Friday, August 31, 2007

So very rude

On Wednesday, I told a girl at a bar, who had a pretty big nose she was probably pretty self-conscious about (the girl had a big nose, not the bar), the following:

"Has anyone ever told you that you look like Kellie Pickler but with a bigger nose? Yeah, you look like Kellie Pickler, only with that nose you have." And I didn't even realize I was being rude. But neither did she apparently, because that comment was only a small part of perhaps the most successful wingman-running-interference-operation I have ever been involved with. maybe ever seen.

But I guess the moral of the story is: "when it's worth having someone point out a physical flaw as long as they tell you you look like someone famous, you know you will be easy to run interference on."

Pet peeves

Quite honestly, I'm not big on pet peeves. Things don't really tend to get under my skin very often. When someone asks me what bothers me most, I usually say, "umm, unngghh, raw tomatoes, uhh, bad drivers, glundkkh um, being really thirsty, indecisiveness... I don't know." I don't like those things, but none of them really get on me. Nevertheless, inspired by a co-worker, I will now compile the list of my top ten pet peeves.

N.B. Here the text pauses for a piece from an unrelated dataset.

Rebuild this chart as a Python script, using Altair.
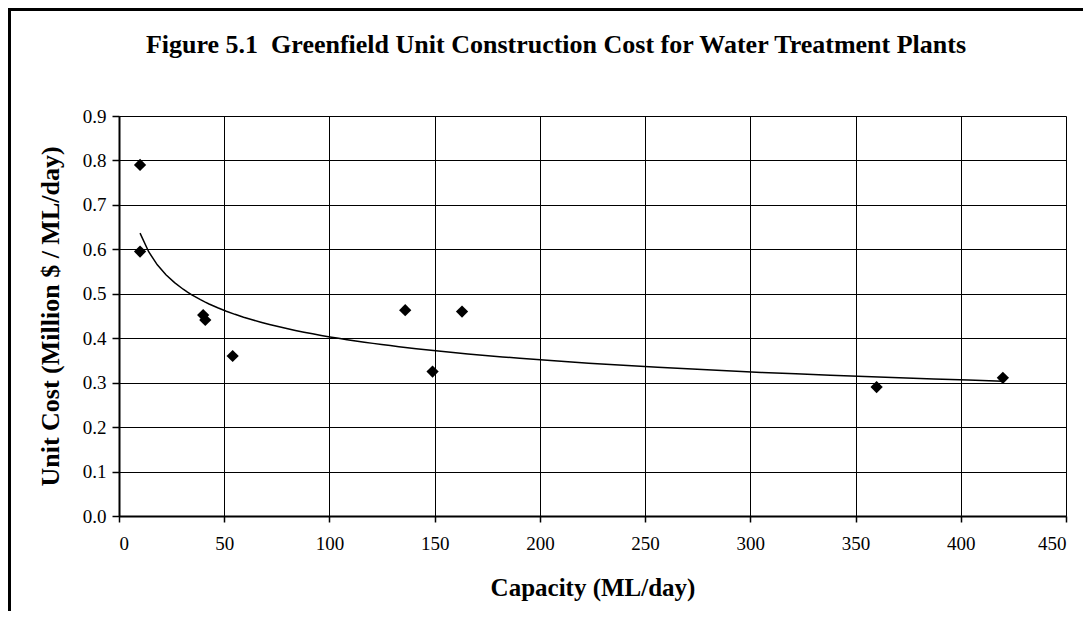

1. When there is so much snow on a windshield that the wipers can't get all the way down, and just scunch against the snow.
2. When boogers look like green plastic and you think maybe it's a broken piece of lego.
3. People who complain about drama, and end up making a big deal about how they hate when someone makes a big deal of anything.
4. No toilet paper.
5. People who don't think I'm awesome.
6. Clogged sinuses.
7. splinters.
8. the thought of an old bald man scraping his head on a chalkboard, and the skin slides right off.
9. oh, no, what if aliens attack
10. fat people.

Very unoriginal, and a little snarky, but what can I say, that's me.

Tuesday, August 14, 2007

on a pretentiousness scale of 1 to 10

I think it would be a 9.5 if people replaced the word 'person' with 'personality.' Observe:

So I was in the car with one other personality, ...

She's impatient sometimes, but she's a good personality.

No, I don't follow baseball. I'm not really a baseball personality.

Or, better yet,

No, personalitily, I don't care for it.

Inaccurate as they all are, I think they are even more snooty.

I better start doing that.

By the way, do you ever get something really stinky on your finger, and instead of washing it off, you just sniff it periodically, as if to reassure yourself, "yup, still smells pretty effin nasty." I have something on my left ring finger right now, and I don't know where it came from, but it sure smells like poo. mmmwhoo! I just smelled it again, and it is gross. Maybe it's a sign of a curse that I will never find marital bliss. Maybe it is getting on my keyboard every time I type the letter S. sssssssss. Maybe I should go up to some random personality and ask them to smell it.

Monday, August 13, 2007

I couldn't help wondering

when I was reading through some random blogs "how many of these people have killed themselves since writing this?" And I'm not sorry, because... I'm just not.

I mean this moaning and griping, are you serious? It makes me smile, because, I mean, stop being such a whiner, right? Here's the deal, all you depressed people: don't say, "I wish someone cared about me and could tell me so," because all you'll get is a manufactured response. Maybe write something interesting. Then people will want to talk to you. Being depressed is not attractive. So snap out of it. Get a life. Stop being such a loser. You're a dork. Maybe you should just kill yourself.

I hope you found this encouraging, if you didn't kill yourself already. There is always hope that you can stop being who you are and be someone else who is not so annoying.